Antik Mısır mitolojisinde Horus, gökyüzü tanrısı olarak bilinir ve gözleri Güneş ile Ay’ı simgeler. Horus’un sağ gözü Güneş’i, sol gözü ise Ay’ı temsil eder. Efsaneye göre Seth ile giriştiği mücadelede sol gözünü kaybeden Horus, bu gözünü Thoth’un yardımıyla geri kazanır. Bu olay, kayıp parçaların bütünleşmesi ve ruhsal şifalanma anlamı taşır. Horus’un gözü, Antik Mısır inancında evrensel dengeyi koruyan ilahi bir gözlemci olarak görülmektedir.

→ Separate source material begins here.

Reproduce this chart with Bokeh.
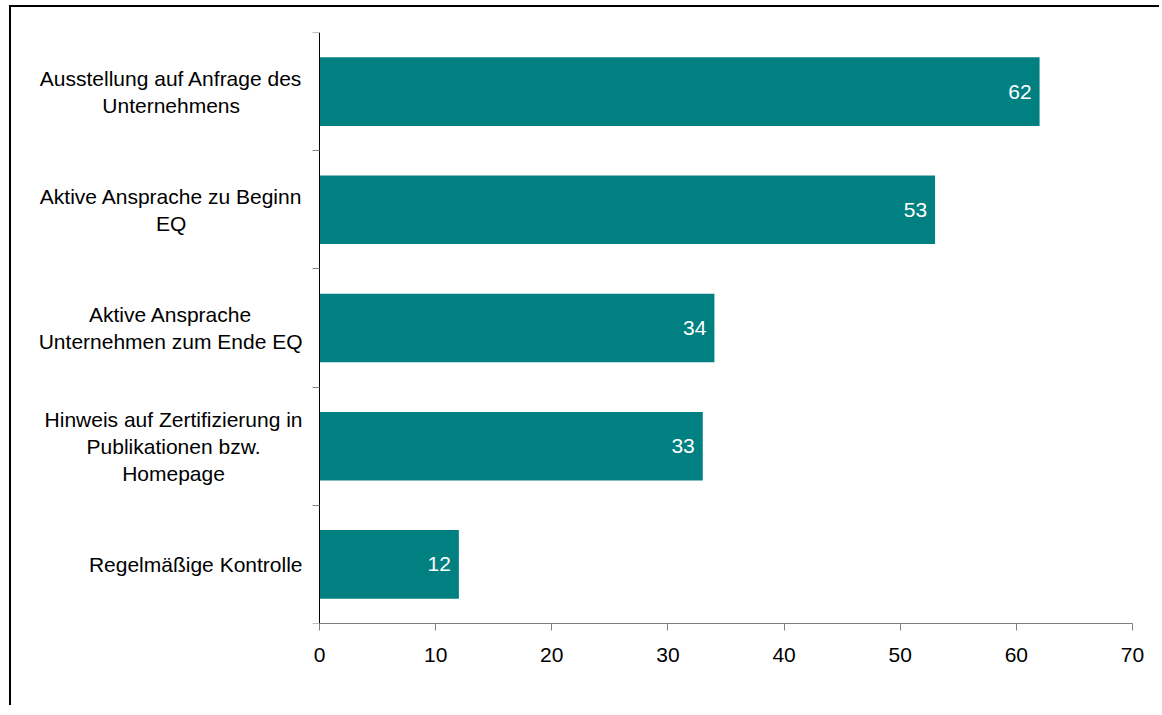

Bu göz sembolü, bilincin aydınlanmasını ve hakikatin ortaya çıkmasını temsil eder. Horus’un gözünün gece ve gündüz döngüsüne benzetilmesi, sürekli izleyen ve hiçbir gerçeği kaçırmayan bir bilgelik sembolünü yaratır. Göz, fiziksel dünyada olan biteni görmenin ötesinde, ruhun derinliklerine nüfuz eden metafiziksel bir görüş olarak algılanmaktadır.
Horus’un Gözü ve Vicdan
Vicdan kavramı, insanın içsel doğruluğunu ve ahlaki pusulasını temsil eder. Horus’un hiç kapanmayan sol gözü, insanın kendi iç dünyasına yönelik farkındalığını simgeler. Her davranışın, niyetin ve düşüncenin gözlemlendiği inancı, bireyin etik kararlar alma sürecinde derin bir etkide bulunur.
Bu bağlamda, Horus’un gözü sadece dış dünyayı değil, içsel evrenimizi de izleyen ilahi bir tanık gibi işlev görür. Bu sembol, insanın gölgeleriyle yüzleşmesi gerektiği fikrini pekiştirir. Karanlıkta saklanan korkular, bastırılmış duygular ve inkâr edilen gerçekler, gözün aydınlatıcı bakışıyla açığa çıkar. Böylece birey, kendini tanıma yolculuğunda daha bilinçli adımlar atar.
Antik Bilgelik ve Modern Psikoloji
Horus’un gözü, sadece antik bir sembol değil, modern psikolojide de derin anlamlar barındırır. Aslında Carl Jung’un ‘gölge‘ arketipiyle benzerlik gösteren bir semboldür. Özellikle bireyin bilinçaltında saklı kalmış karanlık yönlerini fark etme sürecine işaret etmektedir. Jung’a göre insan, ruhsal bütünlüğe ancak kendi gölgeleriyle yüzleşerek ulaşabilmektedir.
Bu bağlamda, Horus’un gözü vicdanın sürekli uyanıklığına işaret eder. İnsan, kendi içsel yaralarını ve travmalarını fark ettiğinde, bilinçli bir dönüşüm süreci başlatabilmektedir. Psikoterapi pratiğinde kullanılan bilinç farkındalığı teknikleri, antik Mısır’ın bu kadim sembolizmiyle şaşırtıcı derecede paralellik gösterir.
Sonsuz Gözlem: Bilgelik ve Aydınlanma
Horus’un gözü, tarih boyunca bilgelik, koruma ve sezgisel farkındalık sembolü olarak kullanılmıştır. Bu sembol eski Mısır tapınaklarında koruyucu muska olarak yer almaktadır. Böylece insanın kendine ve evrene karşı sorumluluğunu hatırlatmaktadır. Ancak hiç kapanmayan göz, her an farkında olma halini temsil etmektedir. Bu da insanın kendini sürekli geliştirme arayışını besler.
Göz sembolünün günümüzde spiritüel öğretilerde hala kullanılması, insanlığın kadim bilgelik arayışının bitmediğini gösterir. Horus’un gözünün bize hatırlattığı en önemli şey belki de budur: Aydınlanma süreci, kendimizle dürüstçe yüzleştiğimiz bir içsel yolculuktur. Bu yolculukta göz, hem rehber hem de tanık olarak bize eşlik eder.